Nota bene: le vendredi, Lakevio publie sur son blog la reproduction d'une toile, d'un artiste connu ou moins connu. Cette peinture sert de guide pour une création littéraire. Le lundi, Lakevio donne sa version. Dans les commentaires, ceux qui proposent un texte indiquent l'adresse à laquelle leur prose peut être lue. Il est intéressant de lire ces textes, souvent cousins dans la trame mais tous avec leur caractère et leur style.Lakevio, c'est à cette adresse: (ICI)
Tracey Sylvester Harris
Votre histoire devra être "étoffée" autour de la phrase suivante :
"Ah ! qui n'a pas eu envie d'un pastis après un bain de mer pris en Méditerranée ne sait pas ce qu'est un bain de mer pris le matin en Méditerranée."
C'est Marguerite Duras qui nous le dit, dans Le marin de Gibraltar (1952).
Splash et Tchin, lundi !
LE BAIN, CARTE POSTALE
"Ah ! qui n'a pas eu envie d'un pastis après un bain de mer pris en Méditerranée ne sait pas ce qu'est un bain de mer pris le matin en Méditerranée."
Elle quitte quelques instants les pages du livre qu’elle lit.
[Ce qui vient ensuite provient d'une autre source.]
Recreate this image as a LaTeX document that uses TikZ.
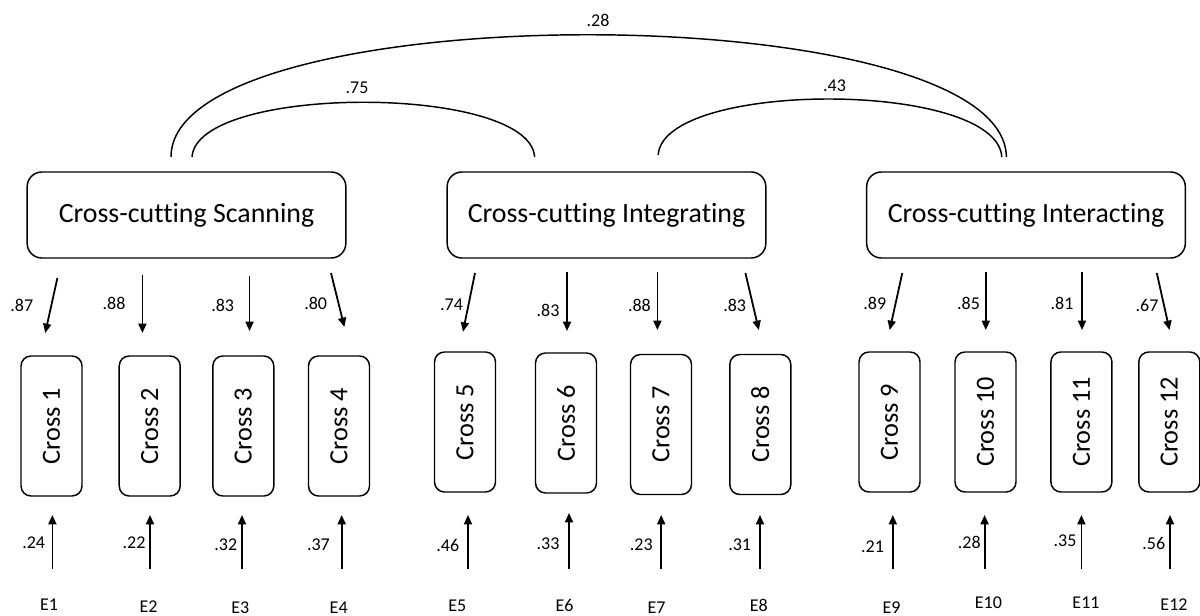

Cette image d’un pastis après un bain de mer s’insinue en elle. On est au coeur de l’été, d’un été sans fin. Ce dimanche de juillet, la température est basse. Dans son tube, le mercure indique 24 degrés centigrades. Les météorologues prédisent toutefois de fortes chaleurs pour la dernière semaine de juillet. Le ciel est chaotique en ce milieu d’après-midi. Les nuages, pressés de gagner le sud, là, où le temps dure longtemps, forment d’immenses bouchons qui masquent le soleil.
La lectrice, allongée sur une serviette de bain, reprend la lecture du roman qui donne envie de déguster un pastis. Elle a abandonné l’idée de se précipiter au restaurant de la plage. Ici, on carbure à la bière, une bière généralement insipide et bon marché.
Le long du chemin au bord de l’eau, un interminable chapelet de baigneurs se dirige ostensiblement en direction du camping. Ce cortège de chair blanche ou bronzée, véritable défilé de mode à la gloire du maillot de bain, « costume de bain », dans nos régions, germanisme oblige, ce morceau de tissus, savamment disposé, pour cacher ces choses que l’on ne saurait voir, « n’affecte en rien la lectrice plongée dans la lecture d’un roman de Marguerite Duras, « Le marin de Gibraltar ». Elle fait semblant de lire, elle rêve d’un pastis. L’évocation d’un 51, dans ce roman maritime, lui a mis l’anis à la bouche. N’y tenant plus, elle se précipite au restaurant de la plage. Dépitée devant le manque d’audace de la carte des vins et spiritueux, elle opte pour Le Negroni. Un cocktail composé à parts égales de 3 cl de gin, de Campari et de vermouth rouge, capable de faire oublier Marguerite. Après ces effluves alcooliques, la lectrice décide de prendre un bain. L’après-midi est presque écoulée, la belle lumière du soir s’est installée et les baigneurs se font rares. Elle prend le chemin du camping.
Comme tous les soirs, du haut du pont Monbijou, une foule nombreuse tente de voir la lectrice muée en nageuse. Dans une brasse élégante, elle se laisse porter par le courant. Ses longs cheveux noirs flottent dans l’eau verte.
Comme des milliers de baigneurs, elle perpétue la tradition bernoise de la descente l’Aar, depuis le camping jusqu’au Marzili.